» Directions
Copy out precisely the lines beginning at the line that contains "Write the matplotlib code for this chart." and ending at the line that contains "from matplotlib.lines import Line2D", including both.

» Records supplied
_ _ _ _ _
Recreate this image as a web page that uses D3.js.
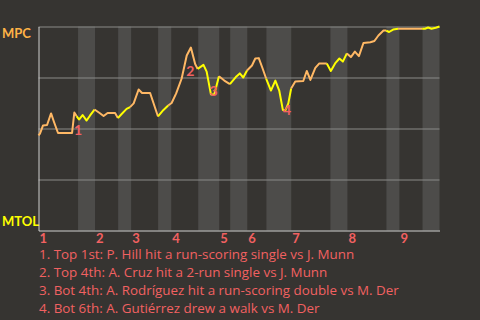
_ _ _ _ _
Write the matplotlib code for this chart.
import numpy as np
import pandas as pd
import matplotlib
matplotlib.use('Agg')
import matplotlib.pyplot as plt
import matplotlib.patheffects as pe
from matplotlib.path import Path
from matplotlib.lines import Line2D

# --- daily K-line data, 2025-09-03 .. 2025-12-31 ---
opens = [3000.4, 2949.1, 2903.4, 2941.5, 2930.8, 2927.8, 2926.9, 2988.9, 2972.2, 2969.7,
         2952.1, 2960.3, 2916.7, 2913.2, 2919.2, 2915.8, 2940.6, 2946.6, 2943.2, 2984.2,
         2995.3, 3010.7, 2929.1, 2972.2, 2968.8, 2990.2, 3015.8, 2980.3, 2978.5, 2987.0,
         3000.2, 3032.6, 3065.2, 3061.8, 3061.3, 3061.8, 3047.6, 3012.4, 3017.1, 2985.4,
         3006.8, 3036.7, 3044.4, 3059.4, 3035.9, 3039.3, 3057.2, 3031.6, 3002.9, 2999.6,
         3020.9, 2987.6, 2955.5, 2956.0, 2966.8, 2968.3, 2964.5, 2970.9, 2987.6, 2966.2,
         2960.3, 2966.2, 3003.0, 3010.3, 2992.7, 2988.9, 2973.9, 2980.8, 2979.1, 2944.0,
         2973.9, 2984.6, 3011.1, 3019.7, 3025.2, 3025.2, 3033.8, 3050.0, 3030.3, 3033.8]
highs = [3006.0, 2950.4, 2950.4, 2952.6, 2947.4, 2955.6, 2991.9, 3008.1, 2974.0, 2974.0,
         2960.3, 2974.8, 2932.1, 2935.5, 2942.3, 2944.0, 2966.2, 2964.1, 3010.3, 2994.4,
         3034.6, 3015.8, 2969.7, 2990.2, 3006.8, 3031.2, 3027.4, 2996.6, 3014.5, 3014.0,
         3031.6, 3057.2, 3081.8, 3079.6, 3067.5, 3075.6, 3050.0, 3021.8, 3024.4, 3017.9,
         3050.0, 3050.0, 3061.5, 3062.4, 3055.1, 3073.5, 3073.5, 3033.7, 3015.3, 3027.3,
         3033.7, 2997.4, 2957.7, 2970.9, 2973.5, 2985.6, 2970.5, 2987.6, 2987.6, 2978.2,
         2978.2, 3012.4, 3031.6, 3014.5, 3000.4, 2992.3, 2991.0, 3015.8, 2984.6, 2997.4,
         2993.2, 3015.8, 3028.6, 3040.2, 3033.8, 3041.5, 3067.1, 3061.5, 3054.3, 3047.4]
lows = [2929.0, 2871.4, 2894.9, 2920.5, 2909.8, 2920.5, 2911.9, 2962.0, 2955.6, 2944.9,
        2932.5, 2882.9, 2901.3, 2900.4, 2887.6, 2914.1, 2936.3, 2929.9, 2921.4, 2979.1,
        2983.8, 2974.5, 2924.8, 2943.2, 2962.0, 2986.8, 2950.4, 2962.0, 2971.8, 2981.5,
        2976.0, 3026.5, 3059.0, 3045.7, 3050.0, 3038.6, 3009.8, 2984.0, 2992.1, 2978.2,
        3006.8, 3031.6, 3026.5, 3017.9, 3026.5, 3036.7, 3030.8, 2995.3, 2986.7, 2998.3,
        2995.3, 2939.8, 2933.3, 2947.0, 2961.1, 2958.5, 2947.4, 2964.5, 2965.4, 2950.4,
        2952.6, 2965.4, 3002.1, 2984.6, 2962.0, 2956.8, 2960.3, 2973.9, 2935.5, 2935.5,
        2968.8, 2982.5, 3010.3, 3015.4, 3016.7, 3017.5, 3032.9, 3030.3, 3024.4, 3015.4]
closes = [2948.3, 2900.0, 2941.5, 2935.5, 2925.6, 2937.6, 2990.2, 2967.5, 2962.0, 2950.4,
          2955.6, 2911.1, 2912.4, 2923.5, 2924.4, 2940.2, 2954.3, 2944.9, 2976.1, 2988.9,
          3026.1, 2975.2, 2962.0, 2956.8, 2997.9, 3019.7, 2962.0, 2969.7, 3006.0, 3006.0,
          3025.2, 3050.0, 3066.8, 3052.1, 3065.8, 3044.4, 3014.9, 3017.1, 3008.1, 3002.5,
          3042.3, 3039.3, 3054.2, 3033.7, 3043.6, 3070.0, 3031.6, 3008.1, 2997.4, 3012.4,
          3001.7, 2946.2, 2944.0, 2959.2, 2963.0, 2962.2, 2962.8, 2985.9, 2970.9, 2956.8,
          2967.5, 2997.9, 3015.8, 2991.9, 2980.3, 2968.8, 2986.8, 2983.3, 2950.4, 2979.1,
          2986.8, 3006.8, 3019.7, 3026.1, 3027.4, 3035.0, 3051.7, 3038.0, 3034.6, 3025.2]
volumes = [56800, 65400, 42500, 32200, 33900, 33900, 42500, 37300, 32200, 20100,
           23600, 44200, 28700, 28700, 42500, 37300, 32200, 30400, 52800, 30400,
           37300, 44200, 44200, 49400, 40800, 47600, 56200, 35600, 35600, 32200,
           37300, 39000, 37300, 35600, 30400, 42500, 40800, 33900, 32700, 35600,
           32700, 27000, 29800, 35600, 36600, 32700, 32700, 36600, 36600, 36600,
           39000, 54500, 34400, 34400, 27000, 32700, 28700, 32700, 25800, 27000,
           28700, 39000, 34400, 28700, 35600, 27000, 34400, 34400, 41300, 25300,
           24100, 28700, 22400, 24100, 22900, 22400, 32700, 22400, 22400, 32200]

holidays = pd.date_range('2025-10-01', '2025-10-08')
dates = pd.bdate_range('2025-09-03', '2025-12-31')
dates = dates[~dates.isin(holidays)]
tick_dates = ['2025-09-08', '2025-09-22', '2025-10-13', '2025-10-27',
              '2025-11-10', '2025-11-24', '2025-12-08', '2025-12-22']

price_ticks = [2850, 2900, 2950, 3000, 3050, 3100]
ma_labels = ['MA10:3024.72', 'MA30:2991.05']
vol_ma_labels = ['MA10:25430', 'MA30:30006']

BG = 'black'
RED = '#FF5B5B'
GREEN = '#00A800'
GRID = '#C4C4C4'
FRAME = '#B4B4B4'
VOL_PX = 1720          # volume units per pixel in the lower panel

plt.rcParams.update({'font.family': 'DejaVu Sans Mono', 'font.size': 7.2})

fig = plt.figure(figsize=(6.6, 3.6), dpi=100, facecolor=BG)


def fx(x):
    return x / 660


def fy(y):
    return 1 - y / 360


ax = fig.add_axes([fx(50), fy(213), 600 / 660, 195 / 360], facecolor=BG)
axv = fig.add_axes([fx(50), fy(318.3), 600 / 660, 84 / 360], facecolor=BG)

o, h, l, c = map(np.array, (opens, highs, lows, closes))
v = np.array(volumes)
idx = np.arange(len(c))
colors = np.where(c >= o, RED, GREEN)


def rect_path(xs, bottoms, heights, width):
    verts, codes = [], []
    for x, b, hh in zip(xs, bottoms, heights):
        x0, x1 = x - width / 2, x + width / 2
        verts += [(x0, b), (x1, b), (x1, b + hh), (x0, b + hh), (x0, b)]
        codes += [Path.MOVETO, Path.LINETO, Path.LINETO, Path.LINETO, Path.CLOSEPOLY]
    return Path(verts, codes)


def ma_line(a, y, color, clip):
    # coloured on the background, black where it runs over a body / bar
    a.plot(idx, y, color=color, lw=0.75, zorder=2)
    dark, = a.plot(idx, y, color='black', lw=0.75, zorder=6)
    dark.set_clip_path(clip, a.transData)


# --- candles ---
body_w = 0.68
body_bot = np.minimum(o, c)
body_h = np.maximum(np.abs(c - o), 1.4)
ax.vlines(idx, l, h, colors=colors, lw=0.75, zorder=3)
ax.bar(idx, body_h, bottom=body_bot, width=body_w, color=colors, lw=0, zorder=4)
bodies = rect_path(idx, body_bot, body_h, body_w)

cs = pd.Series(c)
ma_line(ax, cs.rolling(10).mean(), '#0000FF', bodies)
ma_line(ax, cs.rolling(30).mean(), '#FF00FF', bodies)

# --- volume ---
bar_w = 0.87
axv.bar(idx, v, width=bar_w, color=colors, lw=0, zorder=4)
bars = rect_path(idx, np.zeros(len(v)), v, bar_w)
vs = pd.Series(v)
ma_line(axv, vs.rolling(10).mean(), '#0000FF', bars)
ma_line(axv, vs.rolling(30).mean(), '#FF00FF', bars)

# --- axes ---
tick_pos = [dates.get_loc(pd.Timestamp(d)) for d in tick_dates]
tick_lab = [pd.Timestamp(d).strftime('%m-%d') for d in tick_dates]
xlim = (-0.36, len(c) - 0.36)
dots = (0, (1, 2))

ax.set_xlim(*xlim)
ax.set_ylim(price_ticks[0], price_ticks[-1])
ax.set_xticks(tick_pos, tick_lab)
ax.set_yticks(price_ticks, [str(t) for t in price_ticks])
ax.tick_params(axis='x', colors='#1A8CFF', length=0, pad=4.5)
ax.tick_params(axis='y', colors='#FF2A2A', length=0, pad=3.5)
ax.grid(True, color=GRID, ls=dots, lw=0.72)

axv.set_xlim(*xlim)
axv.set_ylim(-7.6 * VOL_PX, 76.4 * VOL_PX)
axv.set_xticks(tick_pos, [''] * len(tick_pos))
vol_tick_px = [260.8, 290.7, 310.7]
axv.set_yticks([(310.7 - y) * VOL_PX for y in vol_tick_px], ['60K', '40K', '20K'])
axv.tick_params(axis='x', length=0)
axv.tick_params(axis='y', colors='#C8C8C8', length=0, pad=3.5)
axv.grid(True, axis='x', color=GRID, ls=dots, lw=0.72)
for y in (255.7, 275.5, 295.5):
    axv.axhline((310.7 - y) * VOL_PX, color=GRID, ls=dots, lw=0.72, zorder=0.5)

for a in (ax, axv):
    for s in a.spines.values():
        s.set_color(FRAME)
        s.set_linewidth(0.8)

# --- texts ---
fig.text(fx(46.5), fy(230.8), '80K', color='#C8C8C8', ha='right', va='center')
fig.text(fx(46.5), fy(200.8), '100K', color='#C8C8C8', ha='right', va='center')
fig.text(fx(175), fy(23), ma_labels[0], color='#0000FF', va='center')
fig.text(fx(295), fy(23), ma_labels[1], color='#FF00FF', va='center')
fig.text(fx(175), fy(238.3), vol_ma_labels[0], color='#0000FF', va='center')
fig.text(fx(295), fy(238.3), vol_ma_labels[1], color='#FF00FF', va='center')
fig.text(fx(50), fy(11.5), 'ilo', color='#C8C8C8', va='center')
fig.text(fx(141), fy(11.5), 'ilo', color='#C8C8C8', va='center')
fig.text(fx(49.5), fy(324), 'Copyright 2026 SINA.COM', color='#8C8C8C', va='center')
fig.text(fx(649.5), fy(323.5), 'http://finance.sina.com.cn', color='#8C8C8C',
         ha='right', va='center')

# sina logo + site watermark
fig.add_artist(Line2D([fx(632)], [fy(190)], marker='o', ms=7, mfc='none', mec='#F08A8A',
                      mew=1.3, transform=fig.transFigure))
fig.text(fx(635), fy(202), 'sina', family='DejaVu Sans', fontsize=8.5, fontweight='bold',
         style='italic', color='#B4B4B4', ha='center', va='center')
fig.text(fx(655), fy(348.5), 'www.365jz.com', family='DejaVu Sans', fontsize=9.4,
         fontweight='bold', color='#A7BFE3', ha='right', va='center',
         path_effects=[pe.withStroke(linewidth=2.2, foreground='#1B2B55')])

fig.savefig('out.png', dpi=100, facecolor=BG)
_ _ _ _ _
» Solution for this exercise
Write the matplotlib code for this chart.
import numpy as np
import pandas as pd
import matplotlib
matplotlib.use('Agg')
import matplotlib.pyplot as plt
import matplotlib.patheffects as pe
from matplotlib.path import Path
from matplotlib.lines import Line2D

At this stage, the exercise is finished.